REQUIREMENTS
Set down all of the data that follows word for word, without the images.

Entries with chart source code
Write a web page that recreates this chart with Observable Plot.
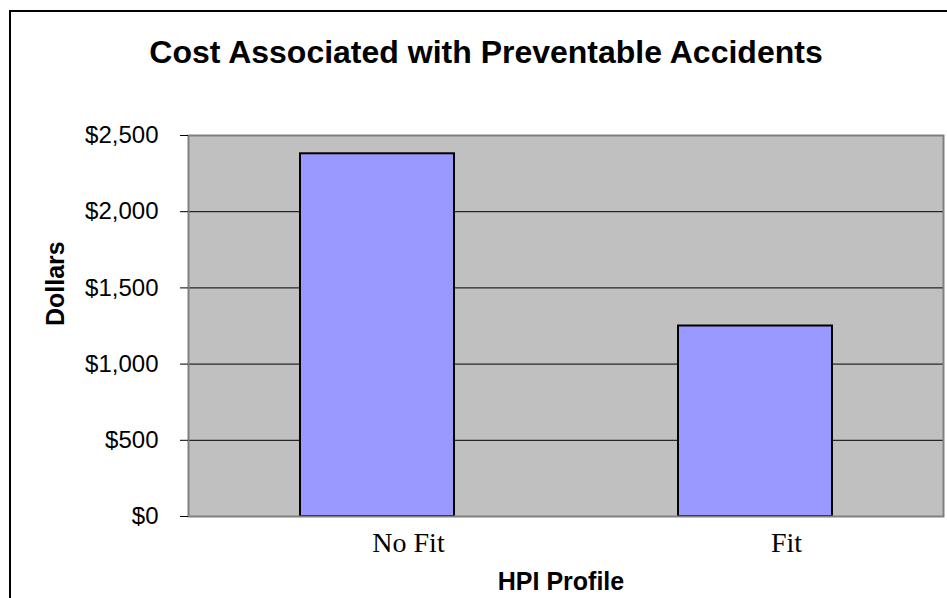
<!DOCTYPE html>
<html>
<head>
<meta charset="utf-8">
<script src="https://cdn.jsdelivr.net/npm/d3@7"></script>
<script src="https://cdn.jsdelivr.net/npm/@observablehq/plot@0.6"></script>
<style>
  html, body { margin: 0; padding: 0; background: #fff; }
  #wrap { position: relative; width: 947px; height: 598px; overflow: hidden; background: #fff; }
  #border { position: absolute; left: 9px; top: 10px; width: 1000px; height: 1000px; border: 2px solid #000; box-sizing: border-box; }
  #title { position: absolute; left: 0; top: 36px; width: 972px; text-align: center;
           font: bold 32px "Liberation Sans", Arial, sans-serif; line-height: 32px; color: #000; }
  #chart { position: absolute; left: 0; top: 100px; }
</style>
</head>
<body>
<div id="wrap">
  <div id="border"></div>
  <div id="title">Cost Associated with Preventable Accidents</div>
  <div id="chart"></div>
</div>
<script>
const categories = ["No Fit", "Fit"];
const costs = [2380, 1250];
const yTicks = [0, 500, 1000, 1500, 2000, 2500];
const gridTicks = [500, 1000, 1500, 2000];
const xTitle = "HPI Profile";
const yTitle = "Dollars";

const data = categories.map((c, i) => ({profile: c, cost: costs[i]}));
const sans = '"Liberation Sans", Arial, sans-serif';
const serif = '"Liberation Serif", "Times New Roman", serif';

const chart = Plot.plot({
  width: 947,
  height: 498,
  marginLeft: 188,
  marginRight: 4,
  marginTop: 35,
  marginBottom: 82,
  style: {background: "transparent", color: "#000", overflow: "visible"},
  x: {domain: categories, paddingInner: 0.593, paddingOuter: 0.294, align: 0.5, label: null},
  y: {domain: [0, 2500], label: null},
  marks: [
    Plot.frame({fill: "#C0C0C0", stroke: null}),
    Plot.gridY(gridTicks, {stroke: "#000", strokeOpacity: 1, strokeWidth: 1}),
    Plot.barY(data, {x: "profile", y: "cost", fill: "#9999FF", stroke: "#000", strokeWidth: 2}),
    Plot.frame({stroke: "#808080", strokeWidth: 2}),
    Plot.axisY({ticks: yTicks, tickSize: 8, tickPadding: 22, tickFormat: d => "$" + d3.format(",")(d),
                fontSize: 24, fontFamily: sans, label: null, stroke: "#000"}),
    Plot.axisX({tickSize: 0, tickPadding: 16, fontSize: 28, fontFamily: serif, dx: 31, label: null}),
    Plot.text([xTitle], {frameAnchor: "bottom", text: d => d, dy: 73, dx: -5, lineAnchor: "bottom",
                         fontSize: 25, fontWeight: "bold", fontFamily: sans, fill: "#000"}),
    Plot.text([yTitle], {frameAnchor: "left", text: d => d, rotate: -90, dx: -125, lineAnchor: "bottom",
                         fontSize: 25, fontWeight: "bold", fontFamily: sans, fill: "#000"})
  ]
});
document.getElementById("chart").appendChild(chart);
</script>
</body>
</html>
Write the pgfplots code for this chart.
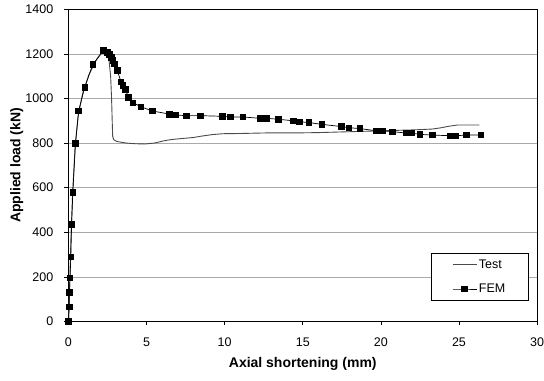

ANSWER BELOW
Write a web page that recreates this chart with Observable Plot.
<!DOCTYPE html>
<html>
<head>
<meta charset="utf-8">
<script src="https://cdn.jsdelivr.net/npm/d3@7"></script>
<script src="https://cdn.jsdelivr.net/npm/@observablehq/plot@0.6"></script>
<style>
  html, body { margin: 0; padding: 0; background: #fff; }
  #wrap { position: relative; width: 947px; height: 598px; overflow: hidden; background: #fff; }
  #border { position: absolute; left: 9px; top: 10px; width: 1000px; height: 1000px; border: 2px solid #000; box-sizing: border-box; }
  #title { position: absolute; left: 0; top: 36px; width: 972px; text-align: center;
           font: bold 32px "Liberation Sans", Arial, sans-serif; line-height: 32px; color: #000; }
  #chart { position: absolute; left: 0; top: 100px; }
</style>
</head>
<body>
<div id="wrap">
  <div id="border"></div>
  <div id="title">Cost Associated with Preventable Accidents</div>
  <div id="chart"></div>
</div>
<script>
const categories = ["No Fit", "Fit"];
const costs = [2380, 1250];
const yTicks = [0, 500, 1000, 1500, 2000, 2500];
const gridTicks = [500, 1000, 1500, 2000];
const xTitle = "HPI Profile";
const yTitle = "Dollars";

const data = categories.map((c, i) => ({profile: c, cost: costs[i]}));
const sans = '"Liberation Sans", Arial, sans-serif';
const serif = '"Liberation Serif", "Times New Roman", serif';

const chart = Plot.plot({
  width: 947,
  height: 498,
  marginLeft: 188,
  marginRight: 4,
  marginTop: 35,
  marginBottom: 82,
  style: {background: "transparent", color: "#000", overflow: "visible"},
  x: {domain: categories, paddingInner: 0.593, paddingOuter: 0.294, align: 0.5, label: null},
  y: {domain: [0, 2500], label: null},
  marks: [
    Plot.frame({fill: "#C0C0C0", stroke: null}),
    Plot.gridY(gridTicks, {stroke: "#000", strokeOpacity: 1, strokeWidth: 1}),
    Plot.barY(data, {x: "profile", y: "cost", fill: "#9999FF", stroke: "#000", strokeWidth: 2}),
    Plot.frame({stroke: "#808080", strokeWidth: 2}),
    Plot.axisY({ticks: yTicks, tickSize: 8, tickPadding: 22, tickFormat: d => "$" + d3.format(",")(d),
                fontSize: 24, fontFamily: sans, label: null, stroke: "#000"}),
    Plot.axisX({tickSize: 0, tickPadding: 16, fontSize: 28, fontFamily: serif, dx: 31, label: null}),
    Plot.text([xTitle], {frameAnchor: "bottom", text: d => d, dy: 73, dx: -5, lineAnchor: "bottom",
                         fontSize: 25, fontWeight: "bold", fontFamily: sans, fill: "#000"}),
    Plot.text([yTitle], {frameAnchor: "left", text: d => d, rotate: -90, dx: -125, lineAnchor: "bottom",
                         fontSize: 25, fontWeight: "bold", fontFamily: sans, fill: "#000"})
  ]
});
document.getElementById("chart").appendChild(chart);
</script>
</body>
</html>
Write the pgfplots code for this chart.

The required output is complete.